I didn't answer. A nurse walked by in the hallway, shoes squeaking on linoleum. The sound seemed to catch his attention, then release it.
"The truth is," I said, "neither of those versions is quite right. Amanda's mother didn't leave us. I left her. After the depression got bad-after the first suicide attempt, the hospitalization, the weeks where she could barely speak-I couldn't take it anymore. Not because I didn't love her. I did. But I was terrified. Terrified that Amanda would come home from school one day and find her mother dead. Terrified that I'd wake up next to a corpse. Terrified that I'd say the wrong thing and it would be the thing that tipped her over.
"So I made a decision. I told her I was taking Amanda and moving out. Just temporarily, I said. Just until you get better. Just until things stabilize. I'd bring Amanda to visit every weekend. We'd do family dinners. But I needed to know Amanda was safe, and I couldn't trust that in that house, with her, anymore.
"She begged me not to. Said she needed us there. Said she was trying. But I'd already rented the apartment. I'd already enrolled Amanda in a new school, closer to my office. I'd already made up my mind.
"She did get better, eventually. Medication, therapy, electroconvulsive treatment finally. Took two years. By then Amanda and I had our routines. Our Sunday calls. Our Thanksgiving tradition. Her mother would try to insert herself back in-birthday cards, Christmas presents, invitations to coffee-and I never forbade Amanda from seeing her. I was very careful about that. Very correct. But I'd make observations. Little things. 'Your mother seems tired today, doesn't she? I hope she's taking care of herself.' Or, 'Did she remember to pick you up on time? Good, good. I just worry.' Or my favorite: 'I'm so glad you're stable, sweetheart. That you don't have her emotional... fragility.'
"I was planting seeds. Making sure Amanda understood that her mother was fundamentally unreliable. Damaged. And that I- I was the one who'd saved her from all that.
"When Amanda asked me for the money, she wasn't asking for rent. Her mother was trying to go back to school. Community college, nursing degree. She wanted to restart her life. Amanda wanted to help her. And I said no because I wanted her mother to fail. I wanted Amanda to watch her fail. I wanted vindication for every anxious night, every moment of terror, every sacrifice I'd made. I wanted Amanda to see that I'd been right all along to leave."
I stopped.
The man without a memory looked at me for a long time. Or what seemed like a long time. Hard to tell if he was thinking or if the thought had already passed through and out.

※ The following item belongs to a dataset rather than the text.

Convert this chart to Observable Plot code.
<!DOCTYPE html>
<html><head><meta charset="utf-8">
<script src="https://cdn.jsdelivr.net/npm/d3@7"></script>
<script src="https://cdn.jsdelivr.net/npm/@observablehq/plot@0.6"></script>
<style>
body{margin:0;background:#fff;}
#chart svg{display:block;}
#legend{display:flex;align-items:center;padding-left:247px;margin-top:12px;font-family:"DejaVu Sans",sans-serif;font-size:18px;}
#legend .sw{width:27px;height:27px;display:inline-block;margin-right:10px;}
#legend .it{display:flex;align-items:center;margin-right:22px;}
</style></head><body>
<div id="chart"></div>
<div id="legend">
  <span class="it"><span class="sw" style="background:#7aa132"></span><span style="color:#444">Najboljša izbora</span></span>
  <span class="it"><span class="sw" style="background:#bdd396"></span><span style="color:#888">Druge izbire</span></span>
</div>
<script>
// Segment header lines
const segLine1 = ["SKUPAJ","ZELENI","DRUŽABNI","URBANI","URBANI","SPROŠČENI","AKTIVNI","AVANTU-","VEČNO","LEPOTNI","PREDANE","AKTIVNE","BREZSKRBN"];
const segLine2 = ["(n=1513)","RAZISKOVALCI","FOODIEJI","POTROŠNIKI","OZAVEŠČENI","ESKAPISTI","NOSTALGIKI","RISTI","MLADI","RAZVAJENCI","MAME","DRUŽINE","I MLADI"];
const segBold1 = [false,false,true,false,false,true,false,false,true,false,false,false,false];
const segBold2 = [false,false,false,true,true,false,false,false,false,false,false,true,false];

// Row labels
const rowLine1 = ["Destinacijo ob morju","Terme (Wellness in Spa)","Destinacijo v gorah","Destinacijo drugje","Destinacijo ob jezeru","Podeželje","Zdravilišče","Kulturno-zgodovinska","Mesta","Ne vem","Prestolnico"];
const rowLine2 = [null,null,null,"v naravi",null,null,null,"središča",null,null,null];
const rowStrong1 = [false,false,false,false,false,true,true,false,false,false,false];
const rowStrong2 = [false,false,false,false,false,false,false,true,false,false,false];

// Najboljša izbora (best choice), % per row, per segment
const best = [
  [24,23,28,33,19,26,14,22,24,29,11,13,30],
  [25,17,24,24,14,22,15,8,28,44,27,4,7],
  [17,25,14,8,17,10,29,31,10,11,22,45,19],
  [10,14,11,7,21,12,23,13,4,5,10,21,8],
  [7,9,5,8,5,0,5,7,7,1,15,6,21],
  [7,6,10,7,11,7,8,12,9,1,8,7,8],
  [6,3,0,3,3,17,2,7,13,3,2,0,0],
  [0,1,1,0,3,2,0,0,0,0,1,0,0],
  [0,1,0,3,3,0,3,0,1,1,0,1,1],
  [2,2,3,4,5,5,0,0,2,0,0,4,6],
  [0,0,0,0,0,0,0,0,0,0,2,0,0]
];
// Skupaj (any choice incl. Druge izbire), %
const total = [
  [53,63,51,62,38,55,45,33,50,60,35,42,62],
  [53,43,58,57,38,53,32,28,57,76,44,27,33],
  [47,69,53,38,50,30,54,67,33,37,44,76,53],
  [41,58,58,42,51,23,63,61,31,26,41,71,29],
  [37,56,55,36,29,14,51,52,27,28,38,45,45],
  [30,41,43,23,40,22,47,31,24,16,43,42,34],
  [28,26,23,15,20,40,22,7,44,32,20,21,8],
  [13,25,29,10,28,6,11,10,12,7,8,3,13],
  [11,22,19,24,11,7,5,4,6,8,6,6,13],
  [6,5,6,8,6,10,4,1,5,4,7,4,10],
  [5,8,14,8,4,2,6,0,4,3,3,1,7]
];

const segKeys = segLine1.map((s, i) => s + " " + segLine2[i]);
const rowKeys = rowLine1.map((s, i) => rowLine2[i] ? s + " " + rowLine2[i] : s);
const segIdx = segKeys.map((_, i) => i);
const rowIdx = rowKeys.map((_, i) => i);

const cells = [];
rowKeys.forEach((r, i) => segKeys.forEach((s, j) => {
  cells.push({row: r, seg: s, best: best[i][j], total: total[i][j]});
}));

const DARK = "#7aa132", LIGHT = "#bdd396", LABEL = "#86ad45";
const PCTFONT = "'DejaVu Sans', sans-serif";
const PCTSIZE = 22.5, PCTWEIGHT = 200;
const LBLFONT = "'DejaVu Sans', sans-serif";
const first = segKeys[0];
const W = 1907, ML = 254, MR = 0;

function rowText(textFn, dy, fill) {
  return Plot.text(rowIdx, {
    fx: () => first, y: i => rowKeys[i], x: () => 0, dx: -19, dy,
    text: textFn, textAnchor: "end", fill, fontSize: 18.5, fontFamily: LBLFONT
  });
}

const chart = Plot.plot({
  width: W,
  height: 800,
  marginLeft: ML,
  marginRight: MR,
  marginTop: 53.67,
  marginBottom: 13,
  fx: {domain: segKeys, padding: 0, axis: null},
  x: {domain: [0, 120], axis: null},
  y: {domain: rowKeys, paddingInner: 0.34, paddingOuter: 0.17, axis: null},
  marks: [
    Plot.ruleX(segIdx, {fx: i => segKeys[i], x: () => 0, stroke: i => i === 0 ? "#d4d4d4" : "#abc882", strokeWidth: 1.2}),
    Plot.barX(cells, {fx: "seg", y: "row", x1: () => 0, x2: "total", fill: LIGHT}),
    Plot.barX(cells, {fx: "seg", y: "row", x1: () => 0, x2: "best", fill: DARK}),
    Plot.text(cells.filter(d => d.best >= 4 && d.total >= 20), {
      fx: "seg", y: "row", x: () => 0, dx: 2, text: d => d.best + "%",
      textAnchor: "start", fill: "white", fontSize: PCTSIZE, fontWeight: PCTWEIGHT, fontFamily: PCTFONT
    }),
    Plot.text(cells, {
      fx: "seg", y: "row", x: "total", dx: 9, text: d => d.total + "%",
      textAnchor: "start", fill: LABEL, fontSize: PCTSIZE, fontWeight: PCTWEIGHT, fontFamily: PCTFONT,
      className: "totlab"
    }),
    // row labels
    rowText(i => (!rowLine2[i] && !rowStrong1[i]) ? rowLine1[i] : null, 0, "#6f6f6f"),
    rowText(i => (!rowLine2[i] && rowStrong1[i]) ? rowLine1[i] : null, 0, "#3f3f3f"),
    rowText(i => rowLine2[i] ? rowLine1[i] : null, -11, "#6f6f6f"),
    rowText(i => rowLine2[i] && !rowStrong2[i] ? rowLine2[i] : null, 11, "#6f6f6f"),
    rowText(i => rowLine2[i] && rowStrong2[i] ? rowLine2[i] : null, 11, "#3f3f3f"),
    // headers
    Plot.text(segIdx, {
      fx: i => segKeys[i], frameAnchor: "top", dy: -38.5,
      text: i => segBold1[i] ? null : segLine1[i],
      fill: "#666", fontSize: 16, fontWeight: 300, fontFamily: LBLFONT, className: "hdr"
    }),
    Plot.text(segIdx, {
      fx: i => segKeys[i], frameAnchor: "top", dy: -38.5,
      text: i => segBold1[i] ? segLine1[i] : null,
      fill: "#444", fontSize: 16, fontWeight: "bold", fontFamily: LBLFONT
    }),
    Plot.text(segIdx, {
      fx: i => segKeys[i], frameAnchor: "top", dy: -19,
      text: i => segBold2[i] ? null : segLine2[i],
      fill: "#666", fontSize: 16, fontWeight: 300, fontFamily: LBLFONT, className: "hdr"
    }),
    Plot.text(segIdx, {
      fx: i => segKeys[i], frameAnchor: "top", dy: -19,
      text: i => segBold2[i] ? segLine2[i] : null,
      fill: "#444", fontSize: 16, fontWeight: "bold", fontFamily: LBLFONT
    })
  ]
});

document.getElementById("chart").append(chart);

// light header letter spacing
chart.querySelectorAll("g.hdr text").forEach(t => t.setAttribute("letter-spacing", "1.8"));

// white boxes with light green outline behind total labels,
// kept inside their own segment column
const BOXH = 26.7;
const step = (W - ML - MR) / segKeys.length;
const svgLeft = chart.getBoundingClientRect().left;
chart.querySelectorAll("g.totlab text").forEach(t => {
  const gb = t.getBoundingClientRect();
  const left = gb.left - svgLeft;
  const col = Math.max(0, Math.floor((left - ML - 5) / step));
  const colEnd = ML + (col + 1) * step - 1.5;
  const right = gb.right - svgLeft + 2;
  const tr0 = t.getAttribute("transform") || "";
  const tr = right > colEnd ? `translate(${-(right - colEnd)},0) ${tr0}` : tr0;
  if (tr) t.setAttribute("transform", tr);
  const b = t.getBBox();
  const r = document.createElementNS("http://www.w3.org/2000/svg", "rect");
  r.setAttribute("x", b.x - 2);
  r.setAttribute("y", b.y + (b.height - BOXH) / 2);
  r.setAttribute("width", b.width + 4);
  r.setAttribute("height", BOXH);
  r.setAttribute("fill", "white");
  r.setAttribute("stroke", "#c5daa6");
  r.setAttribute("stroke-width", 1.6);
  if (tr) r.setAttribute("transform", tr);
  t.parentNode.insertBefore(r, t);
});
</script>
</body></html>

"Why are you telling me this?"
"Because you won't remember."
"No." He was very still. "But you will."
We sat there. The afternoon light slanted through the window, catching dust motes in its amber geometry.
"You keep changing it," he said finally. "Each time different."
"I'm trying to find-"
"The one that makes sense?" He looked at his hands again. Studied them like artifacts. "I do that too. Every morning I try to remember how I got here. Make up stories. Car accident one day. War injury the next. Fell off a building. Brain tumor. Stroke." He turned his hands over. "Doesn't matter which story I pick. I'm still here when I wake up."
He smiled, but it was distant. Already drifting.
"The story doesn't change it," he said. "What you did. What happened." He paused, and for a moment his eyes focused with surprising clarity. "You came here because I can't judge you. Can't hold it against you. Ten seconds and it's gone." Another pause. "But you'll still have said it. You'll remember saying it. To someone. That's what you needed."
I opened my mouth. Nothing came out.